L’un des enjeux fondamentaux de l’universalisme, ainsi qu’édicté dans l’ultime déclaration universelle des droits de l’homme de 1948, est l’égalité : les humains sont nés libres et égaux en droits. L’un des enjeux principaux de l’anti-universalisme est de contester cette égalité de principe. En misant sur la diversité, comme anti-universalisme, ses supporters s’attaquent à ce fondement démocratique qu’est l’égalité et l’égale dignité de tous les vivants. En fractionnant la condition humaine en autant de multiples identités, chacune revendiquant sa suprématie sur autrui, ses sectateurs tentent de revenir sur trois siècles, voire bien davantage, de pensée universelle.

Alors l’anarchisme est-il un universalisme ? Eh bien c’est simple, s’il ne l’est pas, il ne peut pas être anarchiste, puisque tout anarchiste revendique la place égale au banquet de la vie pour les humains de cette planète. Si l’anarchisme n’est pas un universel, il n’a plus de raison d’être. Incriminer la pseudo- homogénéité de l’universalisme contre l’anarchisme qui serait le scintillement infini des nuances du monde ? Il suffit de relire Deleuze pour entrevoir comment l’universalisme est constitué de molécules innombrables, toutes en mouvement perpétuel.

Si le féminisme n’est pas un universel, alors pourquoi s’inquiéter de l’instrumentalisation du corps des femmes sur toute la planète, universellement ? En quoi mes camarades subsahariennes n’auraient-elles pas accès à l’intégrité de leur corps et à la complète maitrise de leur personne ? Etc… Au nom de quoi ?

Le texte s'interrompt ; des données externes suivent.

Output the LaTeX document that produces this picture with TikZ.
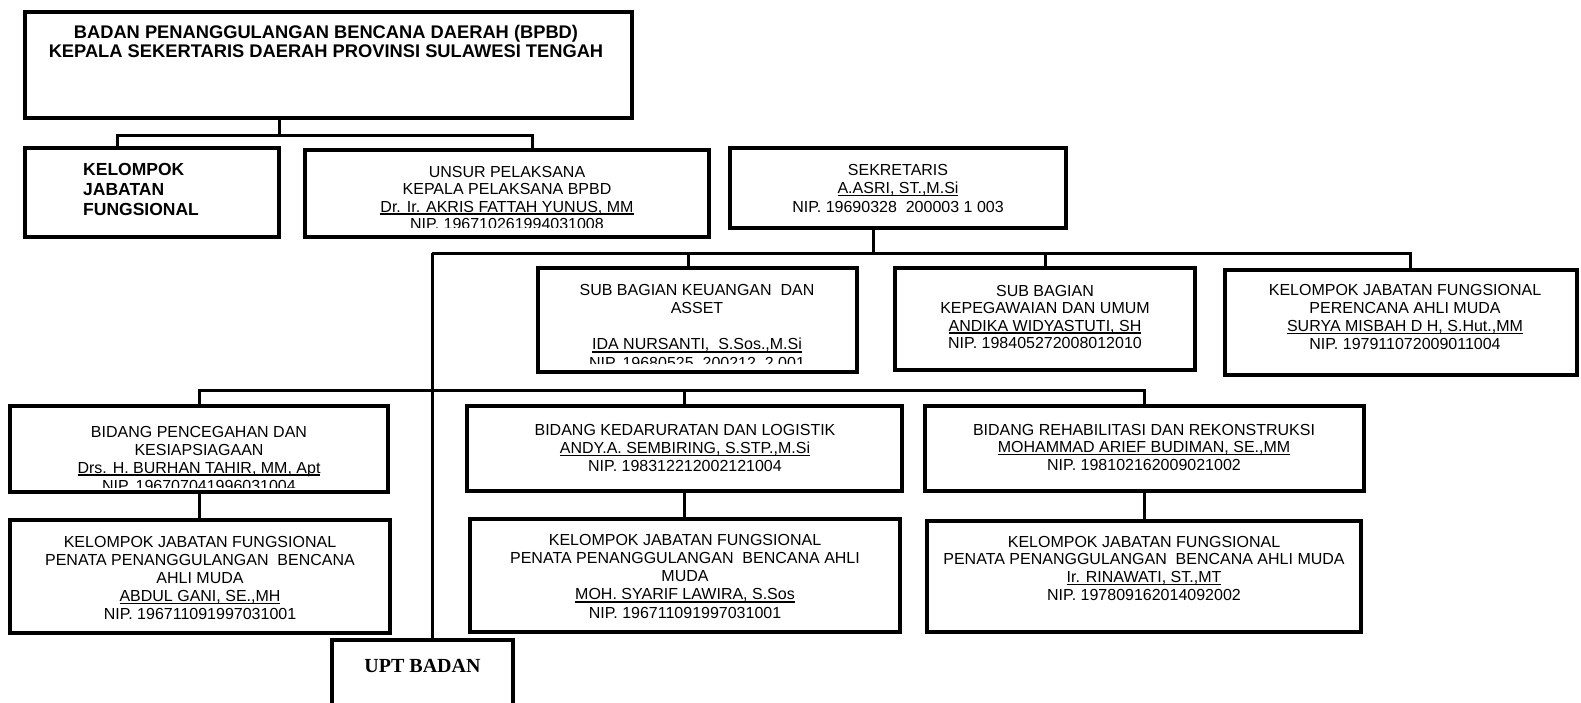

Puisque nous sommes tous et toutes soumis à la dislocation véhémente des socles de notre condition présente, par les innombrables attaques identitaires et globalisées actuelles, nous n’avons pas d’autre choix que de faire entendre raison, au nom de l’avenir du genre humain, en réordonnant toute sa place à l’universel inclusif pour le monde vivant.